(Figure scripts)
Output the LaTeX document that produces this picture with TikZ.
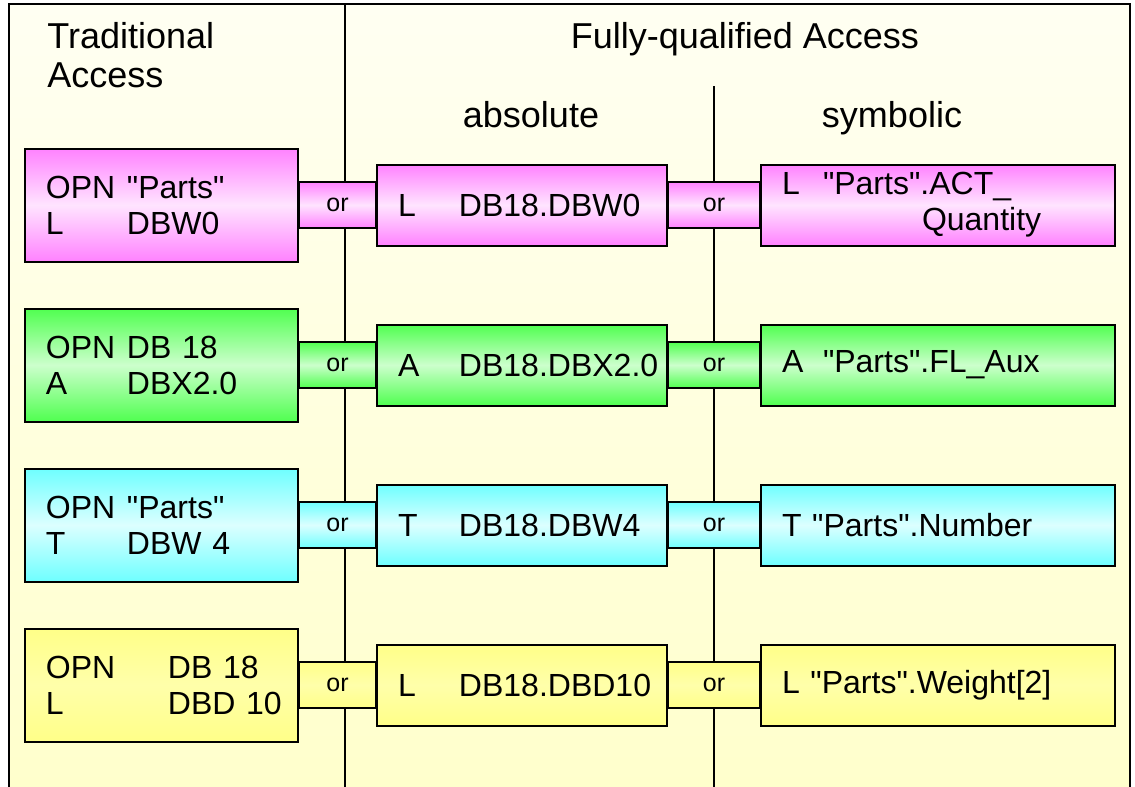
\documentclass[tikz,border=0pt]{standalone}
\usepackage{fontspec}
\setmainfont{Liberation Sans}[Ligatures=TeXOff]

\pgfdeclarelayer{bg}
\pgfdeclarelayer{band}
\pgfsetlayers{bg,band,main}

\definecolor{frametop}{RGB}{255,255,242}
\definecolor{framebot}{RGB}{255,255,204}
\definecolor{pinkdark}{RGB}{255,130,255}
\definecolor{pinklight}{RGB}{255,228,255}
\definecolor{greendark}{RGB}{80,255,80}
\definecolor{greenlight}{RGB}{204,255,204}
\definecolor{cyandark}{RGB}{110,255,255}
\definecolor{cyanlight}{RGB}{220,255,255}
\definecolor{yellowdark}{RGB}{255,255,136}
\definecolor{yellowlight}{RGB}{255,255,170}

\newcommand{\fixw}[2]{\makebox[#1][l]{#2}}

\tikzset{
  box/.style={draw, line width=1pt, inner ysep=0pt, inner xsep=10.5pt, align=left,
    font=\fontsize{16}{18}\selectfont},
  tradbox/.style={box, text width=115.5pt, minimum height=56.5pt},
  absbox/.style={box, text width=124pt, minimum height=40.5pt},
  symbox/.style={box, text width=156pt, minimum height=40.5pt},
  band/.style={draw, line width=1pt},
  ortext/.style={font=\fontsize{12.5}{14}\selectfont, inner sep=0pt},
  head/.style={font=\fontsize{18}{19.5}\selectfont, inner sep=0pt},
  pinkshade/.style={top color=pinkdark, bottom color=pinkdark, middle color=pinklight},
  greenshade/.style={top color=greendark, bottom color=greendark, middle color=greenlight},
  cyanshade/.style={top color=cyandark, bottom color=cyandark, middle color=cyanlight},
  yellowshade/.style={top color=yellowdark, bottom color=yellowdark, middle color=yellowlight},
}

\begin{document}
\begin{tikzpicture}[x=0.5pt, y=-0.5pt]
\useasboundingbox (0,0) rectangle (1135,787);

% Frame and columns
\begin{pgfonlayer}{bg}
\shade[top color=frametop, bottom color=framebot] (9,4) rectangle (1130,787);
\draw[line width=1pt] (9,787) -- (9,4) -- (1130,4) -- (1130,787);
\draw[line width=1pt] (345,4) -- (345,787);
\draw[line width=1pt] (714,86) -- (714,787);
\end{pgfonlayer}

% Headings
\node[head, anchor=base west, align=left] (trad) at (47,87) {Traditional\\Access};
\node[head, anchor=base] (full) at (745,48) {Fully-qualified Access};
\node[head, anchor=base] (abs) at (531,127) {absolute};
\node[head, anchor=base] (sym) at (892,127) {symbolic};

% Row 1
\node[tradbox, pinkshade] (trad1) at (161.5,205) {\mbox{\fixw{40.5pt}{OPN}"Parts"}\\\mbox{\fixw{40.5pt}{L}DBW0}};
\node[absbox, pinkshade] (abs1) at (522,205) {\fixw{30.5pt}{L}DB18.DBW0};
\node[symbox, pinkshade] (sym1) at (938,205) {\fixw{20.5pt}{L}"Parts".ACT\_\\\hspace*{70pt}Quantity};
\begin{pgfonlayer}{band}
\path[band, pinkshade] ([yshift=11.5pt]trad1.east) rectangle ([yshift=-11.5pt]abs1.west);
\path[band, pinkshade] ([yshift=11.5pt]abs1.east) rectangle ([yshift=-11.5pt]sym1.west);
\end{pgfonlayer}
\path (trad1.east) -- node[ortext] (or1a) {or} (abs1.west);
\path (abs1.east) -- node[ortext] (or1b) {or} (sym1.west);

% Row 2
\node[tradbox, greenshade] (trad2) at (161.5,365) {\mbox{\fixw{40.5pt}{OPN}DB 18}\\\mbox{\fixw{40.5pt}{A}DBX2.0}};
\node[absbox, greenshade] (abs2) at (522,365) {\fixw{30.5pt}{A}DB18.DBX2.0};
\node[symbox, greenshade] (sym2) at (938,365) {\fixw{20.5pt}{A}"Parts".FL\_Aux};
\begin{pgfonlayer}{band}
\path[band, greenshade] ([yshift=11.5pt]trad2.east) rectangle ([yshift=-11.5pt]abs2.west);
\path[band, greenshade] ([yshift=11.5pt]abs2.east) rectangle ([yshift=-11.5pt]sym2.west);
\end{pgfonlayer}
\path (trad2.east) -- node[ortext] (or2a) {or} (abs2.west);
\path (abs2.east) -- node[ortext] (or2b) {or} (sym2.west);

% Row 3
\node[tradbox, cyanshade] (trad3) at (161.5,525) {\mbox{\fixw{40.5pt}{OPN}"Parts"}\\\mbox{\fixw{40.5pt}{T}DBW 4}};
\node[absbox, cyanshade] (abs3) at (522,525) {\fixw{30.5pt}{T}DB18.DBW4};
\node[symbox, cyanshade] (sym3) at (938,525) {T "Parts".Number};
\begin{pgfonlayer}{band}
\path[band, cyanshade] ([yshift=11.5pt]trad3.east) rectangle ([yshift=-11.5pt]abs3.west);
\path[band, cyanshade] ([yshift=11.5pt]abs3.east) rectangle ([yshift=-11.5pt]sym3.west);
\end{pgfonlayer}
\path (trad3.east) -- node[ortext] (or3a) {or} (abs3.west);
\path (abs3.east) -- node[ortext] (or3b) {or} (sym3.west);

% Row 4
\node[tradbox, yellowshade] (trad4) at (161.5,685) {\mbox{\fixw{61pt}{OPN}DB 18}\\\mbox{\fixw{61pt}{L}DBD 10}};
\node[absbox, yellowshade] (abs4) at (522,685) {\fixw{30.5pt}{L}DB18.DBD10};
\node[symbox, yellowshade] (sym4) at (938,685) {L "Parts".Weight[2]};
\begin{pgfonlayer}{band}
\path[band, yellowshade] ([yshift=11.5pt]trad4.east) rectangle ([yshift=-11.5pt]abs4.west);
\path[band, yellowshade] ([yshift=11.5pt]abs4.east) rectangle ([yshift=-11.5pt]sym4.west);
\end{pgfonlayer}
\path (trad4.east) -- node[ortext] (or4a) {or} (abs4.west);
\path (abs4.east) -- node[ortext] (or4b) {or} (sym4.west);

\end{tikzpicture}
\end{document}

---

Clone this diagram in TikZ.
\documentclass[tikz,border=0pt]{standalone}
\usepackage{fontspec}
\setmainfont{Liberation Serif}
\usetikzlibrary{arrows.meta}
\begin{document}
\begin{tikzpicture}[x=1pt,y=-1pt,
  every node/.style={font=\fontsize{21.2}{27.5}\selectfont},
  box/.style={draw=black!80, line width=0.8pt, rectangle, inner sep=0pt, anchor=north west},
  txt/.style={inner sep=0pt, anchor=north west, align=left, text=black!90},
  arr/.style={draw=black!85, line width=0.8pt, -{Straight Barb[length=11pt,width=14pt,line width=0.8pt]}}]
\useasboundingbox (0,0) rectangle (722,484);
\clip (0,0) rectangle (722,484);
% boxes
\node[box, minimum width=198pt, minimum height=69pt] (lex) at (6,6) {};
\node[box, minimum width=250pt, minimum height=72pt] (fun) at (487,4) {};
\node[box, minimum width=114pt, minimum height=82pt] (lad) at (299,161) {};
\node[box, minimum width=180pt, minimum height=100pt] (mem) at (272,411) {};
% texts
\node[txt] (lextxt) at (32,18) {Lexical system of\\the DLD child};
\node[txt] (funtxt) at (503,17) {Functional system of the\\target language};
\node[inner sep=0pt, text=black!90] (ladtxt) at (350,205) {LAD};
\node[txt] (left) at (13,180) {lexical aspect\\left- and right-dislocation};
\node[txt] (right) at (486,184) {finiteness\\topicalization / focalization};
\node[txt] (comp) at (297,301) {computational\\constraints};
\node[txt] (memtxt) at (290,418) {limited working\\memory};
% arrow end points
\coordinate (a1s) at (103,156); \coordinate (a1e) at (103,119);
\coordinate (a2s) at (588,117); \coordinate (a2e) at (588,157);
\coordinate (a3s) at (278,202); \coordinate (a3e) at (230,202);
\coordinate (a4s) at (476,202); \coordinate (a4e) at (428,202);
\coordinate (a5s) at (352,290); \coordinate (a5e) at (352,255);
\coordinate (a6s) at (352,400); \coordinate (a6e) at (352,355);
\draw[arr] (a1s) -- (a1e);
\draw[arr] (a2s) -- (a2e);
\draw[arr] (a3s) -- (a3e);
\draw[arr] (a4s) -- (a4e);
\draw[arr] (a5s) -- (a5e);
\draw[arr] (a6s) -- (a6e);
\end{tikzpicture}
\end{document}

_WHAT IS EXPECTED_. Find the lines holding "this" and list every one.

_ANSWER IN FULL_.
Output the LaTeX document that produces this picture with TikZ.
Clone this diagram in TikZ.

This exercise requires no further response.